St. Andrews New
"How did you enjoy your round on the New?" asked the Golf Assistant, as he marshalled walkers across the Old Course's first and 18th holes.
The answer was that we admired the layout and played some remarkably decent golf but, boy, was it hectic.
We knew that St. Andrews was golf's Mecca but we hadn't any notion that it would be this busy or that four of its courses were on such a small tract of land.
Arrival here sets the tone - a crawl through the town before turning into an enormous car park for players on the Old, New, Jubilee and Himalayas.
The latter is only a pitch and putt but attracts huge numbers and all of the main courses were fully booked up.
So, standing on the New's putting green, listening to a tourist guide's patter from the roof of the pavilion, alongside people teeing off, folk playing on the adjacent Old and families whooping on the Himalayas felt akin to a golfing Piccadilly Circus.
My distraction became full-blown astonishment when I watched Mrs W chipping on what she thought was the practice area but was, in fact, the 18th green!
Players on the fairway stood dumbfounded as she merrily clipped a couple of balls towards the flag she realised her error and later apologised with red face.
The chaotic theme was maintained once play had begun with the occasional ball drifting onto our hole from either the Old or the Jubilee. Indeed, we had reached the 15th on the New before we reached tranquillity.
And the rounds at St. Andrews are long. It took us five hours to play the New but, thankfully, the weather was kind and we could take in the intoxicating scenery while I was having one of the rounds of my life.
Yes, I managed to ignore the hubbub and, from the opening drive on the first hole, I was synched into the New.
Many times I have been told that this is a sterner test of its much more famous neighbour, the hope of the Open.
However, it is not as long as many links and, with calm decision-making, opportunities to score are plentiful. I suspect I may have reported differently if the wind had been up.
The first hole is a gentle introduction at 287 yards, defended only by a grassy mound in the centre of the fairway and deep-set greenside bunkers, typical of the seaside.
The over-ambitious on the New could find themselves in the pretty but lethal yellow gorse or the fearsome fairway sand traps which punctuate it.
Its second hole has both in abundance but I nearly nabbed a birdie by adhering to my plan.
However, the par-threes sidetracked my charge towards glory. For example, the fifth looks straightforward enough but has a false front to its green down which short hits will fall and bushes and rough to the back..
Classic links play is required on the eighth, a comparatively short, bending par-five with 13 bunkers.
If they can avoid sand, big hitters will certainly fancy reaching the green in two but it is guarded by dunes on either side of a narrow entrance and has a heavily sloping putting surface.
Even a slightly misplaced shot can see the ball run on sidewards and culminate in a disappointing score.
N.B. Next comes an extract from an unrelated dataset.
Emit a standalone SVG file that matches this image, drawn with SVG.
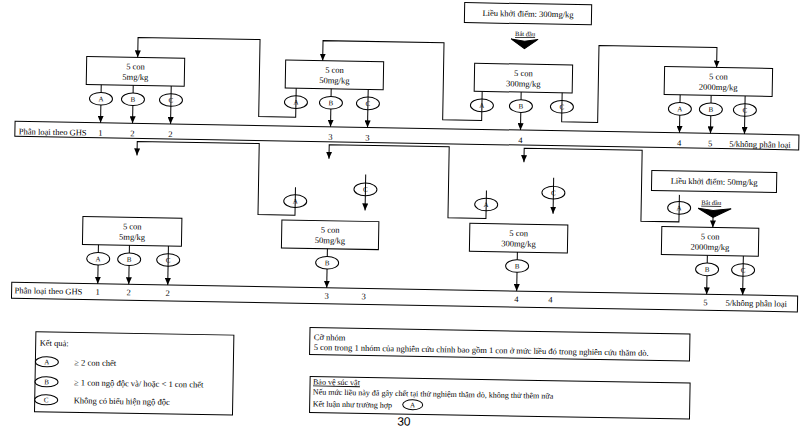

If I thought the round would be as easy as hop, skip and jump, I was put right on the ninth, a 211-yard uphill par-three with water beyond out-of-bounds to the left and bushes and rough to the right.
With a devilish ridge in front of a hollowed green, even a bogey would be worth celebrating.
The back nine on the New includes some different dimensions, including a blind tee shot on the 10th, a 445-yard par-four that I was very pleased to reach in two.
We had the ever-so-slight distraction of our daughter calling us to say she was due to be induced with our first grandchild but regathered ourselves for the next par-three on the 13th.
Thus, despite dire warnings only to be allowed through if waved by the folk on the 14th tee, both Mrs W and I found ourselves beyond the false front, pin-high, putting for birdies. Inevitably, we both had to settle for pars.
Our progress continued up the 15th, a par-four with threatening gorse bushes en route. Such was the excellence of Mrs W's approach that she earned applause from the adjoining third green.
This sparked me into life and I followed a par on the 16th with a heck of a pleasing knock into the 202-yard, par-three 17th, past the deep bunker on the right-hand side of the green and just missed my birdie.
I was even closer on the 18th, a truly handsome home hole, flushing a three-wood into the green. One would have expected Mrs W. to be equally proficient given her earlier experience of it.
I can't depart without mentioning St Andrews' giant crows. They are Hitchcockian thieves who will dive into golf bags on the scavenge.
Don't leave any pockets unzipped, otherwise food will surely disappear.